▶ _Exercise description_:
Print exactly the lines running from the one that holds "Give me the TikZ source for this diagram." through the one that holds "(442,263) ellipse [x radius=230.4, y radius=144.1];", please, and leave the pictures out.

▶ _Data_:
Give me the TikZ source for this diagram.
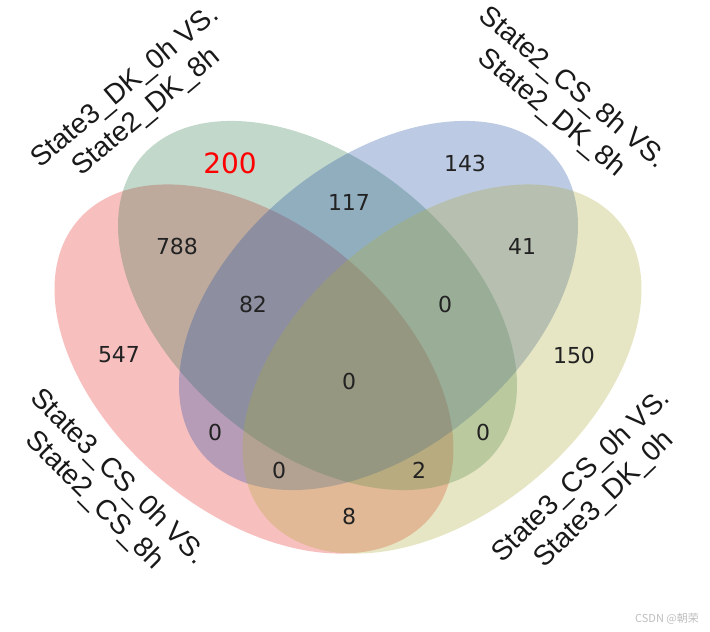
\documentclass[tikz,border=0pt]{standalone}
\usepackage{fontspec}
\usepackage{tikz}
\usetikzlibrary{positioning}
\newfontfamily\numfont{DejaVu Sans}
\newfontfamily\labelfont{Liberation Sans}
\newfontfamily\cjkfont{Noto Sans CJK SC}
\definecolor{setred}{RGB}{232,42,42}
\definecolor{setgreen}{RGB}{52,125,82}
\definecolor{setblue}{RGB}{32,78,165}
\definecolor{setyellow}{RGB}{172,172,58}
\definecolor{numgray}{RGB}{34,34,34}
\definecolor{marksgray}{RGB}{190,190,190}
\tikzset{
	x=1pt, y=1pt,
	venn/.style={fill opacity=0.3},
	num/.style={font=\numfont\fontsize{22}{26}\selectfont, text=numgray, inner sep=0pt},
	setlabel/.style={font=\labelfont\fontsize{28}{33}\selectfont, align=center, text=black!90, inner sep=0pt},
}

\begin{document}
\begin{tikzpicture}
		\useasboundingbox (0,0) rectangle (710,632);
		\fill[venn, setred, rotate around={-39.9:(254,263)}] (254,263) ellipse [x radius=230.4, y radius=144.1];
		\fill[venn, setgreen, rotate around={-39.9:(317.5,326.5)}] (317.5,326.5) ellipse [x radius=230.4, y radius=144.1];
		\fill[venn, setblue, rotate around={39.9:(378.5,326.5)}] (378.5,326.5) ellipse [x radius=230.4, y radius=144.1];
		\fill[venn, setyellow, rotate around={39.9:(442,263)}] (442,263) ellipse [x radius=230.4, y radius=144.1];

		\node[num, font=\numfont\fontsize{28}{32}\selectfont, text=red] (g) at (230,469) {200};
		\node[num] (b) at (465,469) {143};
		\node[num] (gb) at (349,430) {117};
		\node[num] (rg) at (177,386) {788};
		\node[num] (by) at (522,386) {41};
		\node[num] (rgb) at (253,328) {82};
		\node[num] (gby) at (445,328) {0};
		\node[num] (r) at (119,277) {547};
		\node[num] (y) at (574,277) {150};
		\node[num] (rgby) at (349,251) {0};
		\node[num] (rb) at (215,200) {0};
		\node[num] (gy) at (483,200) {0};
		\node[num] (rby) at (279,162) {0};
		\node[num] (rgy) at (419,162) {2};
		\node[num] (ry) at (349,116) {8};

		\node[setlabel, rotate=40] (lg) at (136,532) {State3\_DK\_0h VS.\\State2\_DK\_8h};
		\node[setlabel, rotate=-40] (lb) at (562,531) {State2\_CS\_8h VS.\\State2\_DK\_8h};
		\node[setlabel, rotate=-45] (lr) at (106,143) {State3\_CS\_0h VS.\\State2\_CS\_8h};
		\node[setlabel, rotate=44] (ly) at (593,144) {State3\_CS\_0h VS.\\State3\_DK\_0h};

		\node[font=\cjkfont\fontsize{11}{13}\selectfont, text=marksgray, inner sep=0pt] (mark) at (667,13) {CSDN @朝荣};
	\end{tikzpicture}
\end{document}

...

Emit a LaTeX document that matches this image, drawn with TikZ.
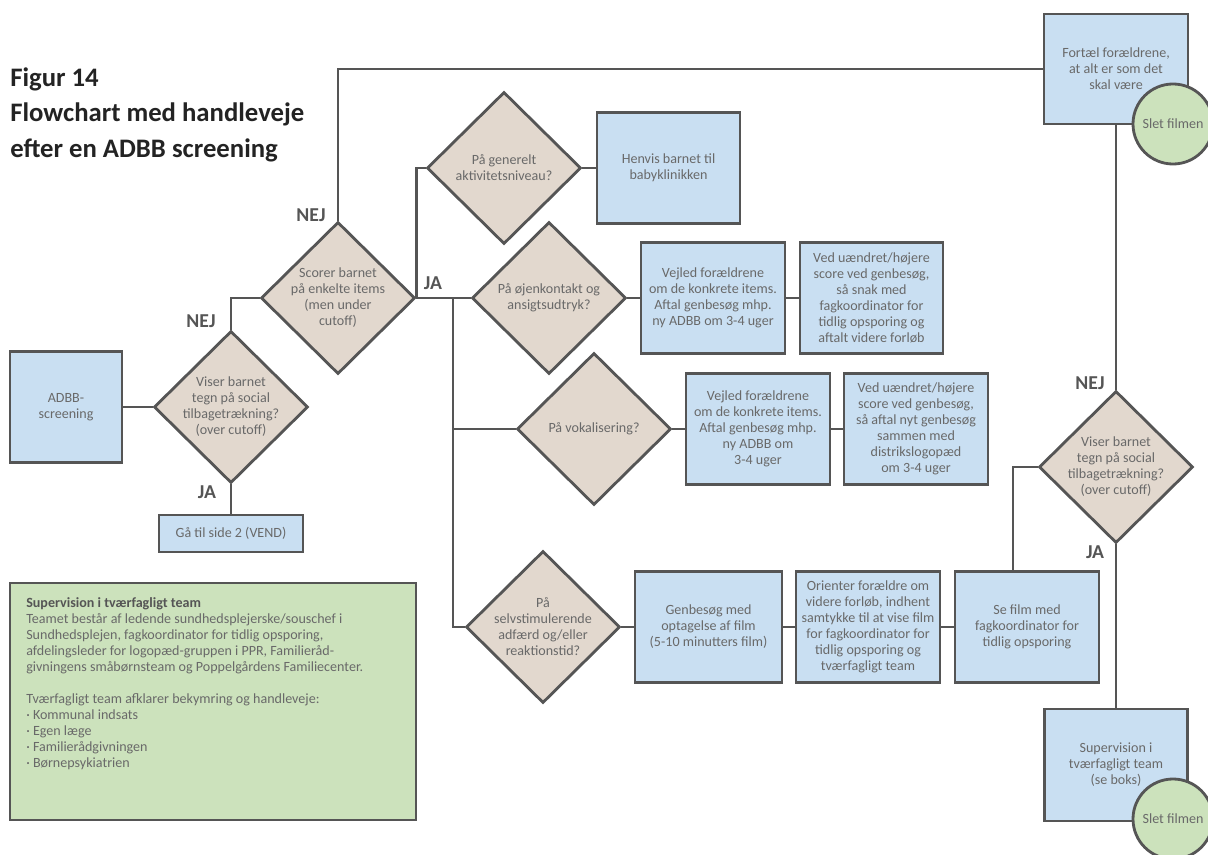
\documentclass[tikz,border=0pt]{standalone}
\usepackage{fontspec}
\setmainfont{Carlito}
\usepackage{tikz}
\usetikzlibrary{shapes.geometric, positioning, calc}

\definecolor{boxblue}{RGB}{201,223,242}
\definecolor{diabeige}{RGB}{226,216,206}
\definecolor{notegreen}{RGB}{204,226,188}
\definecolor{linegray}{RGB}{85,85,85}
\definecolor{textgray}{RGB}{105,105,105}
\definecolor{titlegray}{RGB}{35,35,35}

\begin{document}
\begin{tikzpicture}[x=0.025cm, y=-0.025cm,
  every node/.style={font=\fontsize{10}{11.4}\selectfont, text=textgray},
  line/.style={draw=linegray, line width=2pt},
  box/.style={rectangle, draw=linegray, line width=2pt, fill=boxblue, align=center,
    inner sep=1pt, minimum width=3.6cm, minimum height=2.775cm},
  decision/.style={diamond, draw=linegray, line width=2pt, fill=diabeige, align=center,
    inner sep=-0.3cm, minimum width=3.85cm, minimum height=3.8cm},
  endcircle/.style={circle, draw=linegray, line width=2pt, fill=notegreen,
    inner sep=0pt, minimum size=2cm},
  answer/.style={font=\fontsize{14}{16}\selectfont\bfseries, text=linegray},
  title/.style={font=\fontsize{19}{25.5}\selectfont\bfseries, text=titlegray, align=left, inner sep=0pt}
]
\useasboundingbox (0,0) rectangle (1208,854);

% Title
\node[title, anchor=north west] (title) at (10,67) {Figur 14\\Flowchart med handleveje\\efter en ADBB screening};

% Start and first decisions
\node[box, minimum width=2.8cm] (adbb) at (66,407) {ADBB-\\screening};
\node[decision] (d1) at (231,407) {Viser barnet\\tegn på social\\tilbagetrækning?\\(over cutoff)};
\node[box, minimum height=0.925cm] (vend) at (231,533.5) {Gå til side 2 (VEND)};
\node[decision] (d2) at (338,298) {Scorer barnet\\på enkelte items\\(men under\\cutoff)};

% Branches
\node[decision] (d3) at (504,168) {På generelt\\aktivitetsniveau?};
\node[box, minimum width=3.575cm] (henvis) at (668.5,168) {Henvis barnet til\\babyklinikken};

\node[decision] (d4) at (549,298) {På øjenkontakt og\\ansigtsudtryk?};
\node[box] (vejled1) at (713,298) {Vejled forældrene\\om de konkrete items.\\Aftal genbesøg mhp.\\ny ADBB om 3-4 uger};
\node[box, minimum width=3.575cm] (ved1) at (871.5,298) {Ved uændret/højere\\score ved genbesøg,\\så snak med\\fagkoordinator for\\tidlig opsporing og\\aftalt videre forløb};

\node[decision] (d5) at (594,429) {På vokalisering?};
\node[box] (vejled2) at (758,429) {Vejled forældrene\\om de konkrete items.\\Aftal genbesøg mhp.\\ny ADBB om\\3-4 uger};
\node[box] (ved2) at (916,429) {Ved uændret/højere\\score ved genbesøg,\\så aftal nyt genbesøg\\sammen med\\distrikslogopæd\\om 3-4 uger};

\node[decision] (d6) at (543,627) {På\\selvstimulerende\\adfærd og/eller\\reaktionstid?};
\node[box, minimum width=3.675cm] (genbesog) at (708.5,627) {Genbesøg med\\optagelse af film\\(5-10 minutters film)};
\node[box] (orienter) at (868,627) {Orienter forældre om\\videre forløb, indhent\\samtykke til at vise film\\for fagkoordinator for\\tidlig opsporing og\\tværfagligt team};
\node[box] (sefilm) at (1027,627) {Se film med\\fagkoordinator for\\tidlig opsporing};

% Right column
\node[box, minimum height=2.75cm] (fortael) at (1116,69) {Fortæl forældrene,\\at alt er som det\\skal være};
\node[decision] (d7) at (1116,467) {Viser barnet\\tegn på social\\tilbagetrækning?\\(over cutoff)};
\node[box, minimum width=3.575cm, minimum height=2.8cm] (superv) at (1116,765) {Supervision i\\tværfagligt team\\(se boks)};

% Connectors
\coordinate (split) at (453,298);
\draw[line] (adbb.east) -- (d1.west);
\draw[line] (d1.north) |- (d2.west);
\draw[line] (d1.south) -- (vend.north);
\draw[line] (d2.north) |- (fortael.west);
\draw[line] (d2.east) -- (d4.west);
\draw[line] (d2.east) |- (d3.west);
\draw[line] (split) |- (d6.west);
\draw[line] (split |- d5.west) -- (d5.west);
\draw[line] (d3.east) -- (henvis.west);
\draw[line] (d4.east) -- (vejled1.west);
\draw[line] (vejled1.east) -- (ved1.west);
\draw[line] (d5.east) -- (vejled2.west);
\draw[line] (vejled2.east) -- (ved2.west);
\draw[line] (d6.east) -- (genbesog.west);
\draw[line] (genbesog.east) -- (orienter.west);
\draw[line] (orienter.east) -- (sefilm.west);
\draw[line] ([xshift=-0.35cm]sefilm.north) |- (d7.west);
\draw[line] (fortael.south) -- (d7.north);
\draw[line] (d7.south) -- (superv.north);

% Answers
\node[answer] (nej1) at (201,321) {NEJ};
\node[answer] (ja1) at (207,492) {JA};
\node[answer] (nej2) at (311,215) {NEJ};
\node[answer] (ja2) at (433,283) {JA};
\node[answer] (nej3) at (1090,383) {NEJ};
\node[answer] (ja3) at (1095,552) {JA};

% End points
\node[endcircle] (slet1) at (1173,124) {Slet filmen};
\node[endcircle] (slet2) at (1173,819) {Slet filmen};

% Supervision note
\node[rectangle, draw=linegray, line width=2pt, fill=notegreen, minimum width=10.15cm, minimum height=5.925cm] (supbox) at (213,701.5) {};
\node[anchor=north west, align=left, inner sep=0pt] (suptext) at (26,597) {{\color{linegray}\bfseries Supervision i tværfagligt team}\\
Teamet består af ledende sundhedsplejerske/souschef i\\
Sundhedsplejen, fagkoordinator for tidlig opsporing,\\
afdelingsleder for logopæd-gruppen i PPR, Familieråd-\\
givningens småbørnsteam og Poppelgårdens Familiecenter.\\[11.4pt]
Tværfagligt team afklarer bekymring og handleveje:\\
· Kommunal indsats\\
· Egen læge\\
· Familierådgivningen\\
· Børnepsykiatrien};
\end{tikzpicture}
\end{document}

...

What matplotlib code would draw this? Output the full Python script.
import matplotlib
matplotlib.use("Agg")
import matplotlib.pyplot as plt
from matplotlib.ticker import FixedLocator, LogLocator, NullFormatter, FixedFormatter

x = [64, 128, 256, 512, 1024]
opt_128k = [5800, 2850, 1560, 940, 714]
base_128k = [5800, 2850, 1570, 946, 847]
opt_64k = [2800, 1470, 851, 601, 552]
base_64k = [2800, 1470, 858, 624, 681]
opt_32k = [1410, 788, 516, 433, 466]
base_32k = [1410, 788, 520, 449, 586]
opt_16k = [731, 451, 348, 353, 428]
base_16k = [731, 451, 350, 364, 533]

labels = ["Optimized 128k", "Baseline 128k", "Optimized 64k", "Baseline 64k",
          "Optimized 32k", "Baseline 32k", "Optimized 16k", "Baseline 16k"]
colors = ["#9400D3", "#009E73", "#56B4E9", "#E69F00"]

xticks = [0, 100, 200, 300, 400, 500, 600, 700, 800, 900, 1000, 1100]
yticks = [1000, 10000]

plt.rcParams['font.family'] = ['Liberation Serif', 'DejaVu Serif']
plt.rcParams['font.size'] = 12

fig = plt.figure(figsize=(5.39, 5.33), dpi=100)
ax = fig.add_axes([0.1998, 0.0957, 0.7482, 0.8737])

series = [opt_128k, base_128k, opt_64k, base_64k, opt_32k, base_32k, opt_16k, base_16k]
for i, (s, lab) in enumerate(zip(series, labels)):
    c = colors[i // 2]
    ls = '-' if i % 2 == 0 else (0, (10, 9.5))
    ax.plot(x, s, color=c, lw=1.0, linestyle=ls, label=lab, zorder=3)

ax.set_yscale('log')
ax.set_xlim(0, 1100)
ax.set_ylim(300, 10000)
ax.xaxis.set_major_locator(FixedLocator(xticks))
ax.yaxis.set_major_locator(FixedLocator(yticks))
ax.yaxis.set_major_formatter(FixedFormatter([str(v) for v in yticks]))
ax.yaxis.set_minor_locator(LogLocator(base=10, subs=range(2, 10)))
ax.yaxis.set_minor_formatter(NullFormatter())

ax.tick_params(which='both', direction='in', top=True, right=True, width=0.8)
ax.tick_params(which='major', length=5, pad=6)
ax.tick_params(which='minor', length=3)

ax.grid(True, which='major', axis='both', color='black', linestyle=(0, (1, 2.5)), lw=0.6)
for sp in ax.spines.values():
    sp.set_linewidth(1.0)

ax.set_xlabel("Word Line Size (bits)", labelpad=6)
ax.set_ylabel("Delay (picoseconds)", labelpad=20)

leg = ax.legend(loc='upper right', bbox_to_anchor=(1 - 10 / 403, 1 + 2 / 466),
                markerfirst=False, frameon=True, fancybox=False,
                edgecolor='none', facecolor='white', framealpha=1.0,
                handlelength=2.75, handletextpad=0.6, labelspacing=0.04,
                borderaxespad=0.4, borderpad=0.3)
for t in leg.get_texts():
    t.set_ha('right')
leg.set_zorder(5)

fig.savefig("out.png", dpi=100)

▶ _Output of the task_:
Give me the TikZ source for this diagram.
\documentclass[tikz,border=0pt]{standalone}
\usepackage{fontspec}
\usepackage{tikz}
\usetikzlibrary{positioning}
\newfontfamily\numfont{DejaVu Sans}
\newfontfamily\labelfont{Liberation Sans}
\newfontfamily\cjkfont{Noto Sans CJK SC}
\definecolor{setred}{RGB}{232,42,42}
\definecolor{setgreen}{RGB}{52,125,82}
\definecolor{setblue}{RGB}{32,78,165}
\definecolor{setyellow}{RGB}{172,172,58}
\definecolor{numgray}{RGB}{34,34,34}
\definecolor{marksgray}{RGB}{190,190,190}
\tikzset{
	x=1pt, y=1pt,
	venn/.style={fill opacity=0.3},
	num/.style={font=\numfont\fontsize{22}{26}\selectfont, text=numgray, inner sep=0pt},
	setlabel/.style={font=\labelfont\fontsize{28}{33}\selectfont, align=center, text=black!90, inner sep=0pt},
}

\begin{document}
\begin{tikzpicture}
		\useasboundingbox (0,0) rectangle (710,632);
		\fill[venn, setred, rotate around={-39.9:(254,263)}] (254,263) ellipse [x radius=230.4, y radius=144.1];
		\fill[venn, setgreen, rotate around={-39.9:(317.5,326.5)}] (317.5,326.5) ellipse [x radius=230.4, y radius=144.1];
		\fill[venn, setblue, rotate around={39.9:(378.5,326.5)}] (378.5,326.5) ellipse [x radius=230.4, y radius=144.1];
		\fill[venn, setyellow, rotate around={39.9:(442,263)}] (442,263) ellipse [x radius=230.4, y radius=144.1];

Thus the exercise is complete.